Anyway, don't feel good and it's hard to concentrate, and yet I have a couple of inflexible writing deadlines (both already overdue) that I must meet this week.
I'm also feeling the need to post something of substance in the midst of all the egg nog that has been spilled on the blog this week. But with all the other writing I'm doing, and as foggy as my brain is, it's hard to get motivated to write something that doesn't even have a deadline. So I've been doing some reading here and there.
Tuesday, I was reading some back issues of The Banner of Truth, including the March 2006 issue, which is a wonderful tribute to D. Martyn Lloyd-Jones. One of the articles is a transcript of the first sermon the Doctor preached at Westminster Chapel, December 29, 1935 (71 years ago next week).
What's amazing is that from the first sentence of that first sermon, it's vintage Lloyd-Jones: pithy, profound, and powerful. There's not a wasted word here:
I feel it is an interesting and profitable subject to try to decide which is the more dangerous position for a man to be into state openly and avowedly that he is not at all interested in Christ and religion, or to follow Christ for the wrong and false reason. I know that, ultimately, there is no difference between these two men. The one who follows Christ for the wrong reason is as much outside the kingdom as the man who makes no pretence to follow Christ at all. That is perfectly true. But I do think there is an important distinction between the two when you regard things merely from the human standpoint. The difficulty with the man who follows Christ for a wrong reason is that he not only deludes himself, but he also deludes the church. When you are confronted by one who says he does not believe in Christ, then you know exactly what to say and what to do with him. When a man presents himself as a religious person, the church tends to take him for granted; it would be an insult to question him. The church assumes that because he acknowledges himself to be a religious man, therefore he is a Christian.

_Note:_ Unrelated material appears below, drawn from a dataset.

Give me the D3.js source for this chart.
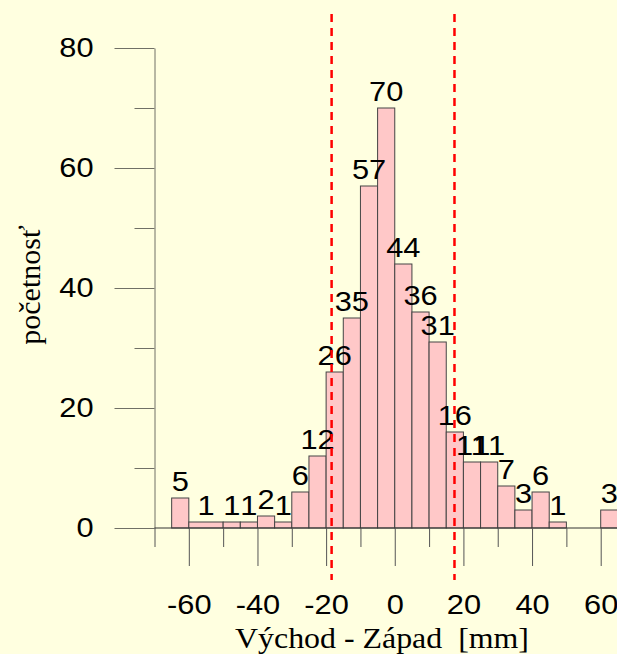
<!DOCTYPE html>
<html>
<head>
<meta charset="utf-8">
<script src="https://cdn.jsdelivr.net/npm/d3@7"></script>
<style>
  body { margin: 0; background: #FFFFE0; }
  svg { display: block; }
</style>
</head>
<body>
<svg id="chart" width="617" height="654"></svg>
<script>
// histogram bins (mm) and counts
const binLo  = [-65, -60, -50, -45, -40, -35, -30, -25, -20, -15, -10, -5, 0, 5, 10, 15, 20, 25, 30, 35, 40, 45, 60];
const binHi  = [-60, -50, -45, -40, -35, -30, -25, -20, -15, -10, -5, 0, 5, 10, 15, 20, 25, 30, 35, 40, 45, 50, 65];
const counts = [5, 1, 1, 1, 2, 1, 6, 12, 26, 35, 57, 70, 44, 36, 31, 16, 11, 11, 7, 3, 6, 1, 3];

// dashed reference lines
const refLines = [-18.4, 17.4];

const xMajor = [-60, -40, -20, 0, 20, 40, 60];
const xMinor = [-70, -50, -30, -10, 10, 30, 50];
const yMajor = [0, 20, 40, 60, 80];
const yMinor = [10, 30, 50, 70];

const xTitle = "Východ - Západ  [mm]";
const yTitle = "početnosť";

const W = 617, H = 654;
const sans = "'Liberation Sans', Arial, sans-serif";
const serif = "'Liberation Serif', 'Times New Roman', serif";
const stretch = 1.1; // text in the picture is a bit wide

const svg = d3.select("#chart");

svg.append("rect")
    .attr("width", W).attr("height", H)
    .attr("fill", "#FFFFE0");

const x = d3.scaleLinear().domain([-70, 60]).range([154.5, 600.7]);
const y = d3.scaleLinear().domain([0, 80]).range([528, 48]);

const bins = binLo.map((lo, i) => ({lo: lo, hi: binHi[i], n: counts[i]}));

// bars
svg.append("g")
  .selectAll("rect")
  .data(bins)
  .join("rect")
    .attr("x", d => x(d.lo))
    .attr("y", d => y(d.n))
    .attr("width", d => x(d.hi) - x(d.lo))
    .attr("height", d => y(0) - y(d.n))
    .attr("fill", "#FFC8C8")
    .attr("stroke", "#444")
    .attr("stroke-width", 1);

// y axis
const yg = svg.append("g")
    .attr("transform", "translate(" + x(-70) + ",0)")
    .call(d3.axisLeft(y).tickValues(yMajor).tickSize(40).tickPadding(21)
          .tickSizeOuter(0).tickFormat(d => String(d)))
    .attr("font-family", sans)
    .attr("font-size", 28);
yg.select(".domain").attr("stroke", "#707066");
yg.selectAll(".tick line").attr("stroke", "#707066");
yg.selectAll(".tick text")
    .attr("fill", "#000")
    .attr("x", -61 / stretch)
    .attr("transform", "scale(" + stretch + ",1)");

const ym = svg.append("g")
    .attr("transform", "translate(" + x(-70) + ",0)")
    .call(d3.axisLeft(y).tickValues(yMinor).tickSize(20).tickFormat(""));
ym.select(".domain").remove();
ym.selectAll(".tick line").attr("stroke", "#707066");

// baseline
svg.append("line")
    .attr("x1", x(-70)).attr("x2", W)
    .attr("y1", y(0)).attr("y2", y(0))
    .attr("stroke", "#333");

// x axis
const xg = svg.append("g")
    .attr("transform", "translate(0," + y(0) + ")")
    .call(d3.axisBottom(x).tickValues(xMajor).tickSize(38).tickPadding(28)
          .tickFormat(d => String(d)))
    .attr("font-family", sans)
    .attr("font-size", 28);
xg.select(".domain").remove();
xg.selectAll(".tick line").attr("stroke", "#555");
xg.selectAll(".tick text")
    .attr("fill", "#000")
    .attr("transform", "scale(" + stretch + ",1)");

const xm = svg.append("g")
    .attr("transform", "translate(0," + y(0) + ")")
    .call(d3.axisBottom(x).tickValues(xMinor).tickSize(19).tickFormat(""));
xm.select(".domain").remove();
xm.selectAll(".tick line").attr("stroke", "#555");

// bar labels
svg.append("g")
  .selectAll("text")
  .data(bins)
  .join("text")
    .attr("transform", d => "translate(" + x((d.lo + d.hi) / 2) + "," + (y(d.n) - 7) + ") scale(" + stretch + ",1)")
    .attr("text-anchor", "middle")
    .attr("font-family", sans)
    .attr("font-size", 28)
    .attr("fill", "#000")
    .text(d => d.n);

// dashed lines
svg.append("g")
  .selectAll("line")
  .data(refLines)
  .join("line")
    .attr("x1", d => x(d)).attr("x2", d => x(d))
    .attr("y1", 14).attr("y2", 580)
    .attr("stroke", "#FF0000")
    .attr("stroke-width", 2.5)
    .attr("stroke-dasharray", "8,6");

// titles
svg.append("text")
    .attr("transform", "translate(382,648) scale(" + stretch + ",1)")
    .attr("text-anchor", "middle")
    .attr("font-family", serif)
    .attr("font-size", 29)
    .attr("fill", "#000")
    .style("white-space", "pre")
    .text(xTitle);

svg.append("text")
    .attr("transform", "translate(40,285) rotate(-90)")
    .attr("text-anchor", "middle")
    .attr("font-family", serif)
    .attr("font-size", 30)
    .attr("fill", "#000")
    .text(yTitle);
</script>
</body>
</html>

One of the most dangerous places for such a man to be in is the church of the living God.
I am not at all sure but that one explanation for the present state of the church is to be found at just that point: she has been far too ready to associate church membership with true discipleship, and to assume that all who join the church are really following Christ.
The rest of the sermon is superb as well. It's an exposition of John 6:66-68, and as good a first sermon as you will ever read.